-- START --
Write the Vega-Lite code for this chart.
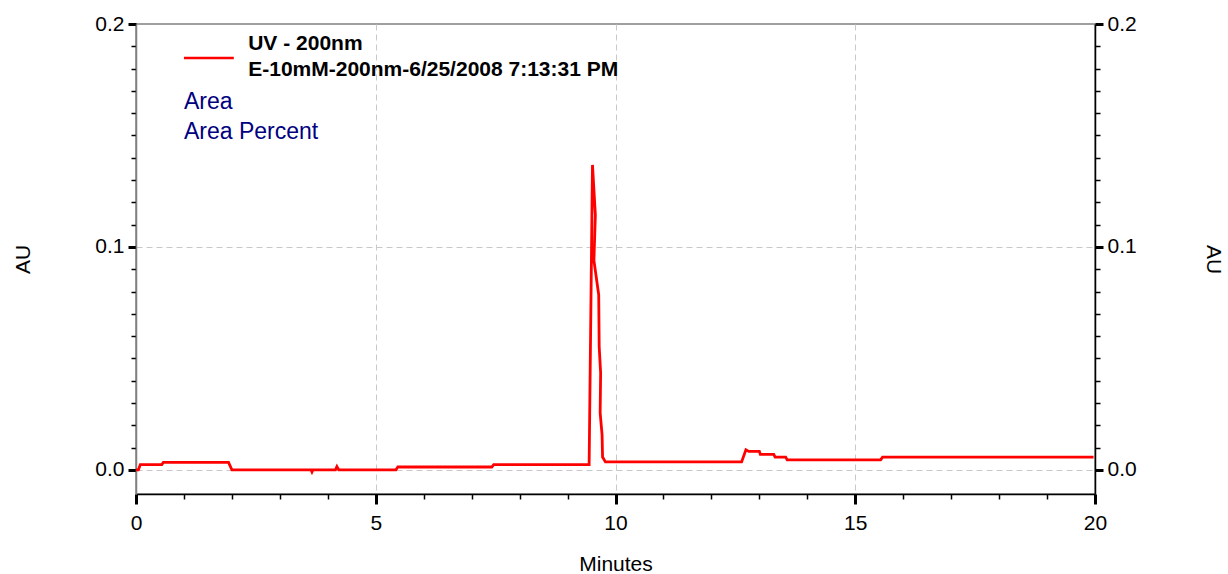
{
  "$schema": "https://vega.github.io/schema/vega-lite/v6.json",
  "width": 959,
  "height": 470,
  "autosize": {"type": "none"},
  "padding": {"left": 136, "top": 24, "right": 133, "bottom": 80},
  "background": "white",
  "config": {
    "view": {"stroke": "#808080", "strokeWidth": 1.5},
    "font": "Liberation Sans",
    "axis": {
      "labelFont": "Liberation Sans",
      "titleFont": "Liberation Sans",
      "labelFontSize": 21,
      "titleFontSize": 21,
      "titleFontWeight": "normal",
      "labelColor": "black",
      "titleColor": "black",
      "tickColor": "black",
      "gridColor": "#c8c8c8",
      "gridDash": [6, 4],
      "gridWidth": 1
    }
  },
  "datasets": {
    "trace": [
      {"i": 1, "t": 0.0, "au": 0.0},
      {"i": 2, "t": 0.05, "au": 0.0},
      {"i": 3, "t": 0.09, "au": 0.0024},
      {"i": 4, "t": 0.54, "au": 0.0024},
      {"i": 5, "t": 0.57, "au": 0.0034},
      {"i": 6, "t": 1.93, "au": 0.0034},
      {"i": 7, "t": 2.0, "au": 0.0},
      {"i": 8, "t": 3.65, "au": 0.0},
      {"i": 9, "t": 3.67, "au": -0.0009},
      {"i": 10, "t": 3.69, "au": 0.0},
      {"i": 11, "t": 4.16, "au": 0.0},
      {"i": 12, "t": 4.19, "au": 0.0015},
      {"i": 13, "t": 4.23, "au": 0.0},
      {"i": 14, "t": 5.42, "au": 0.0},
      {"i": 15, "t": 5.46, "au": 0.0013},
      {"i": 16, "t": 7.42, "au": 0.0013},
      {"i": 17, "t": 7.46, "au": 0.0024},
      {"i": 18, "t": 9.45, "au": 0.0024},
      {"i": 19, "t": 9.52, "au": 0.1368},
      {"i": 20, "t": 9.58, "au": 0.1143},
      {"i": 21, "t": 9.55, "au": 0.094},
      {"i": 22, "t": 9.65, "au": 0.0785},
      {"i": 23, "t": 9.66, "au": 0.0552},
      {"i": 24, "t": 9.69, "au": 0.0435},
      {"i": 25, "t": 9.68, "au": 0.0256},
      {"i": 26, "t": 9.72, "au": 0.0157},
      {"i": 27, "t": 9.73, "au": 0.0058},
      {"i": 28, "t": 9.79, "au": 0.0036},
      {"i": 29, "t": 12.63, "au": 0.0036},
      {"i": 30, "t": 12.72, "au": 0.009},
      {"i": 31, "t": 12.78, "au": 0.0083},
      {"i": 32, "t": 13.0, "au": 0.0083},
      {"i": 33, "t": 13.02, "au": 0.007},
      {"i": 34, "t": 13.3, "au": 0.007},
      {"i": 35, "t": 13.33, "au": 0.0057},
      {"i": 36, "t": 13.55, "au": 0.0057},
      {"i": 37, "t": 13.58, "au": 0.0045},
      {"i": 38, "t": 15.53, "au": 0.0045},
      {"i": 39, "t": 15.57, "au": 0.0057},
      {"i": 40, "t": 19.97, "au": 0.0057}
    ],
    "legendLine": [
      {"t": 1.0, "t2": 2.04, "au": 0.1848}
    ],
    "legendText": [
      {"t": 2.34, "au": 0.1911, "label": "UV - 200nm"},
      {"t": 2.34, "au": 0.1794, "label": "E-10mM-200nm-6/25/2008 7:13:31 PM"}
    ],
    "areaText": [
      {"t": 1.0, "au": 0.165, "label": "Area"},
      {"t": 1.0, "au": 0.1516, "label": "Area Percent"}
    ]
  },
  "layer": [
    {
      "data": {"name": "trace"},
      "mark": {"type": "line", "color": "#ff0000", "strokeWidth": 2.8, "clip": true},
      "encoding": {
        "x": {
          "field": "t", "type": "quantitative",
          "scale": {"domain": [0, 20], "nice": false, "zero": false},
          "axis": {
            "title": "Minutes",
            "titlePadding": 20,
            "values": [0,1,2,3,4,5,6,7,8,9,10,11,12,13,14,15,16,17,18,19,20],
            "format": "d",
            "labelExpr": "datum.value % 5 === 0 ? datum.label : ''",
            "labelPadding": 8,
            "labelFlush": false,
            "labelOverlap": false,
            "domainColor": "black",
            "domainWidth": 1.5,
            "tickSize": {"condition": {"test": "datum.value % 5 === 0", "value": 10}, "value": 5},
            "tickWidth": {"condition": {"test": "datum.value % 5 === 0", "value": 3}, "value": 1.5},
            "grid": true,
            "gridOpacity": {"condition": {"test": "datum.value % 5 === 0 && datum.value > 0 && datum.value < 20", "value": 1}, "value": 0}
          }
        },
        "y": {
          "field": "au", "type": "quantitative",
          "scale": {"domain": [-0.0108, 0.2], "nice": false, "zero": false},
          "axis": {
            "title": "AU",
            "titlePadding": 61,
            "values": [0,0.01,0.02,0.03,0.04,0.05,0.06,0.07,0.08,0.09,0.1,0.11,0.12,0.13,0.14,0.15,0.16,0.17,0.18,0.19,0.2],
            "format": ".1f",
            "labelExpr": "round(datum.value*100) % 10 === 0 ? datum.label : ''",
            "labelPadding": 4,
            "labelFlush": false,
            "labelOverlap": false,
            "domainColor": "#808080",
            "domainWidth": 1.5,
            "tickSize": {"condition": {"test": "round(datum.value*100) % 10 === 0", "value": 8}, "value": 5},
            "tickWidth": {"condition": {"test": "round(datum.value*100) % 10 === 0", "value": 3}, "value": 1.5},
            "grid": true,
            "gridOpacity": {"condition": {"test": "round(datum.value*100) % 10 === 0 && datum.value < 0.15", "value": 1}, "value": 0}
          }
        },
        "order": {"field": "i", "type": "quantitative"}
      }
    },
    {
      "data": {"name": "legendLine"},
      "mark": {"type": "rule", "color": "#ff0000", "strokeWidth": 2.5},
      "encoding": {
        "x": {"field": "t", "type": "quantitative"},
        "x2": {"field": "t2"},
        "y": {
          "field": "au", "type": "quantitative",
          "axis": {
            "orient": "right",
            "title": "AU",
            "titlePadding": 66,
            "values": [0,0.01,0.02,0.03,0.04,0.05,0.06,0.07,0.08,0.09,0.1,0.11,0.12,0.13,0.14,0.15,0.16,0.17,0.18,0.19,0.2],
            "format": ".1f",
            "labelExpr": "round(datum.value*100) % 10 === 0 ? datum.label : ''",
            "labelPadding": 4,
            "labelFlush": false,
            "labelOverlap": false,
            "domainColor": "black",
            "domainWidth": 1.5,
            "tickSize": {"condition": {"test": "round(datum.value*100) % 10 === 0", "value": 8}, "value": 5},
            "tickWidth": {"condition": {"test": "round(datum.value*100) % 10 === 0", "value": 3}, "value": 1.5},
            "grid": false
          }
        }
      }
    },
    {
      "data": {"name": "legendText"},
      "mark": {"type": "text", "align": "left", "baseline": "middle", "fontSize": 21, "fontWeight": "bold", "font": "Liberation Sans", "color": "black"},
      "encoding": {
        "x": {"field": "t", "type": "quantitative"},
        "y": {"field": "au", "type": "quantitative", "axis": null},
        "text": {"field": "label"}
      }
    },
    {
      "data": {"name": "areaText"},
      "mark": {"type": "text", "align": "left", "baseline": "middle", "fontSize": 23, "font": "Liberation Sans", "color": "#000080"},
      "encoding": {
        "x": {"field": "t", "type": "quantitative"},
        "y": {"field": "au", "type": "quantitative", "axis": null},
        "text": {"field": "label"}
      }
    }
  ],
  "resolve": {"axis": {"y": "independent"}}
}
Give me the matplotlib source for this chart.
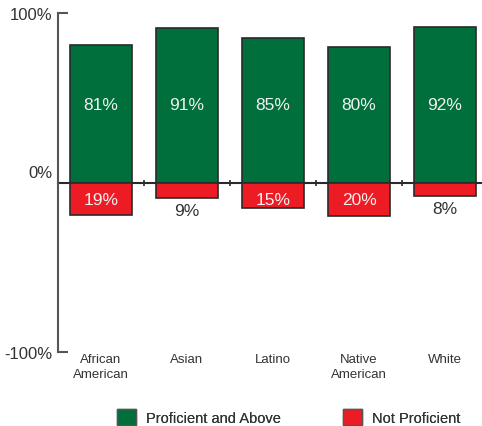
import matplotlib
matplotlib.use("Agg")
import matplotlib.pyplot as plt
from matplotlib.patches import Patch
import matplotlib.transforms as mtransforms

plt.rcParams['font.family'] = ['Liberation Sans', 'DejaVu Sans']

categories = ["African\nAmerican", "Asian", "Latino", "Native\nAmerican", "White"]
proficient = [81, 91, 85, 80, 92]
not_proficient = [19, 9, 15, 20, 8]
ytick_vals = [-100, 0, 100]
ytick_labels = ["-100%", "0%", "100%"]
legend_labels = ["Proficient and Above", "Not Proficient"]

GREEN = "#006f3b"
RED = "#ed1c24"
EDGE = "#2a2a2a"
TXT = "#333333"

fig = plt.figure(figsize=(4.82, 4.27), dpi=100)
ax = fig.add_axes([58/482, 1-353/427, (482-58)/482, (353-14)/427])

x = list(range(len(categories)))
w = 0.72
ax.bar(x, proficient, width=w, color=GREEN, edgecolor=EDGE, linewidth=1.2, zorder=2)
ax.bar(x, [-v for v in not_proficient], width=w, color=RED, edgecolor=EDGE, linewidth=1.2, zorder=2)

for i, (p, n) in enumerate(zip(proficient, not_proficient)):
    ax.text(i, 46, f"{p}%", ha='center', va='center', color='#f2f2f2', fontsize=12.5, zorder=3)
    if n >= 12:
        ax.text(i, -10, f"{n}%", ha='center', va='center', color='#f2f2f2', fontsize=12.5, zorder=3)
    else:
        ax.text(i, -n - 7.5, f"{n}%", ha='center', va='center', color=TXT, fontsize=12.5, zorder=3)

ax.set_xlim(-0.5, 4.43)
ax.set_ylim(-100, 100)

for s in ['top', 'right']:
    ax.spines[s].set_visible(False)
ax.spines['left'].set_color('#555555')
ax.spines['left'].set_linewidth(1.5)
ax.spines['bottom'].set_position(('data', 0))
ax.spines['bottom'].set_color(EDGE)
ax.spines['bottom'].set_linewidth(1.5)
ax.spines['bottom'].set_zorder(1)

ax.set_xticks([])
ax.set_xticks([i + 0.5 for i in range(len(categories) - 1)], minor=True)
ax.tick_params(axis='x', which='minor', direction='inout', length=5, width=1.2, color=EDGE)

ax.set_yticks(ytick_vals)
ax.set_yticklabels(ytick_labels)
ax.tick_params(axis='y', direction='in', length=7, width=1.5, color='#555555', labelsize=12, labelcolor=TXT, pad=4)
ticks = ax.yaxis.get_major_ticks()
ticks[1].tick1line.set_visible(False)
ticks[1].label1.set_transform(ticks[1].label1.get_transform() +
                              mtransforms.ScaledTranslation(0, 11/100, fig.dpi_scale_trans))

for i, c in enumerate(categories):
    ax.text(i, -100, c, ha='center', va='top', color=TXT, fontsize=9.5, linespacing=1.3,
            transform=ax.transData + mtransforms.ScaledTranslation(0, -1/100, fig.dpi_scale_trans))

colors = [GREEN, RED]
anchors_x = [117/482, 343/482]
for lab, col, ax_x in zip(legend_labels, colors, anchors_x):
    lg = fig.legend([Patch(facecolor=col, edgecolor='#555555', linewidth=1)], [lab],
                    loc='center left', bbox_to_anchor=(ax_x, 1-418/427), frameon=False,
                    borderpad=0, borderaxespad=0, fontsize=10.5, handlelength=1.3,
                    handleheight=1.3, handletextpad=0.7, labelcolor=TXT)
    fig.add_artist(lg)

fig.savefig("out.png", dpi=100)
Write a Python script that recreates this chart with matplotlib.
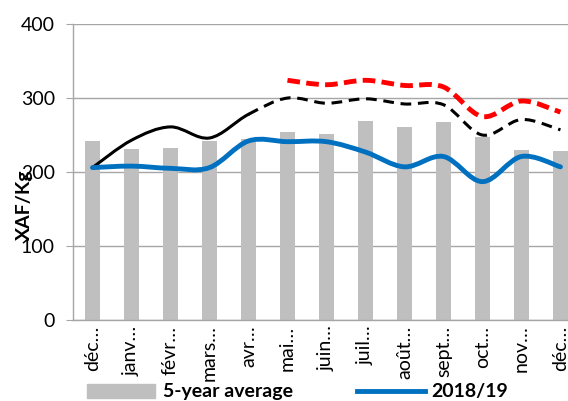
import matplotlib
matplotlib.use("Agg")
import matplotlib.pyplot as plt
from matplotlib.path import Path
from matplotlib.patches import PathPatch, Patch
from matplotlib.lines import Line2D

plt.rcParams["font.family"] = ["Lato", "DejaVu Sans"]

months = ["déc…", "janv…", "févr…", "mars…", "avr…", "mai…", "juin…",
          "juil…", "août…", "sept…", "oct…", "nov…", "déc…"]
avg_5yr = [242, 231, 233, 242, 245, 254, 251, 269, 261, 268, 247, 230, 228]
prices_2018_19 = [206, 208, 205, 206, 242, 241, 241, 227, 207, 221, 187, 221, 207]
# black series: observed up to "avr", projected afterwards
trend = [206, 243, 261, 246, 278, 300, 293, 299, 292, 291, 250, 271, 257]
trend_last_obs = 4
# red projection starts at "mai"
upper_start = 5
upper = [324, 318, 324, 317, 315, 275, 296, 281]

BAR_COLOR = "#bfbfbf"
BLUE = "#0070c0"
GRID = "#a6a6a6"


def smooth_segments(xs, ys):
    """Bezier segments for an Excel-like smoothed line."""
    n = len(xs)
    segs = []
    for i in range(n - 1):
        a, b = max(i - 1, 0), min(i + 2, n - 1)
        x1, y1, x2, y2 = xs[i], ys[i], xs[i + 1], ys[i + 1]
        c1 = (x1 + (x2 - xs[a]) / 6, y1 + (y2 - ys[a]) / 6)
        c2 = (x2 - (xs[b] - x1) / 6, y2 - (ys[b] - y1) / 6)
        segs.append(((x1, y1), c1, c2, (x2, y2)))
    return segs


def draw_segments(ax, segs, **kw):
    verts = [segs[0][0]]
    codes = [Path.MOVETO]
    for s in segs:
        verts += list(s[1:])
        codes += [Path.CURVE4] * 3
    ax.add_patch(PathPatch(Path(verts, codes), fill=False, **kw))


fig = plt.figure(figsize=(5.68, 4.01), dpi=100)
ax = fig.add_axes([0.1285, 0.202, 1.021 - 0.1285, 0.738])

x = list(range(len(months)))
ax.bar(x, avg_5yr, width=0.4, color=BAR_COLOR, zorder=2)

segs = smooth_segments(x, trend)
draw_segments(ax, segs[:trend_last_obs], edgecolor="black", lw=2.2,
              capstyle="round", zorder=3)
draw_segments(ax, segs[trend_last_obs:], edgecolor="black", lw=2.2,
              linestyle=(0, (3.5, 2.2)), zorder=3)

xu = x[upper_start:]
draw_segments(ax, smooth_segments(xu, upper), edgecolor="#ff0000", lw=3.5,
              linestyle=(0, (2.6, 1.3)), zorder=3)

draw_segments(ax, smooth_segments(x, prices_2018_19), edgecolor=BLUE, lw=3.5,
              capstyle="round", zorder=4)

ax.set_xlim(-0.5, len(months) - 0.5)
ax.set_ylim(0, 400)
ax.set_yticks([0, 100, 200, 300, 400])
ax.grid(axis="y", color=GRID, lw=1, zorder=0)
ax.set_axisbelow(True)
for side in ("top", "right"):
    ax.spines[side].set_visible(False)
for side in ("left", "bottom"):
    ax.spines[side].set_color(GRID)
    ax.spines[side].set_linewidth(1)
ax.tick_params(axis="y", length=5, color=GRID, labelsize=14, pad=8)
ax.set_xticks(x)
ax.set_xticklabels(months, rotation=90, fontsize=14)
ax.tick_params(axis="x", length=0, pad=4)

fig.text(24 / 568, 1 - 205 / 401, "XAF/Kg", rotation=90, ha="center",
         va="center", fontsize=14, fontweight="bold")

leg_font = {"size": 14, "weight": "bold"}
fig.legend(handles=[Patch(color=BAR_COLOR)], labels=["5-year average"],
           loc="center left", bbox_to_anchor=(87 / 568, 1 - 392 / 401),
           frameon=False, prop=leg_font, handlelength=3.5, handletextpad=0.4,
           borderpad=0, borderaxespad=0)
fig.legend(handles=[Line2D([], [], color=BLUE, lw=3.5)], labels=["2018/19"],
           loc="center left", bbox_to_anchor=(357 / 568, 1 - 392 / 401),
           frameon=False, prop=leg_font, handlelength=3.5, handletextpad=0.3,
           borderpad=0, borderaxespad=0)

fig.savefig("out.png", dpi=100)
-- END --
Task instructions: Omit all pictures, then copy the lines between the ones holding "Write a Python" and "from matplotlib.lines import Line2D", inclusive.

Final answer:
Write a Python script that recreates this chart with matplotlib.
import matplotlib
matplotlib.use("Agg")
import matplotlib.pyplot as plt
from matplotlib.path import Path
from matplotlib.patches import PathPatch, Patch
from matplotlib.lines import Line2D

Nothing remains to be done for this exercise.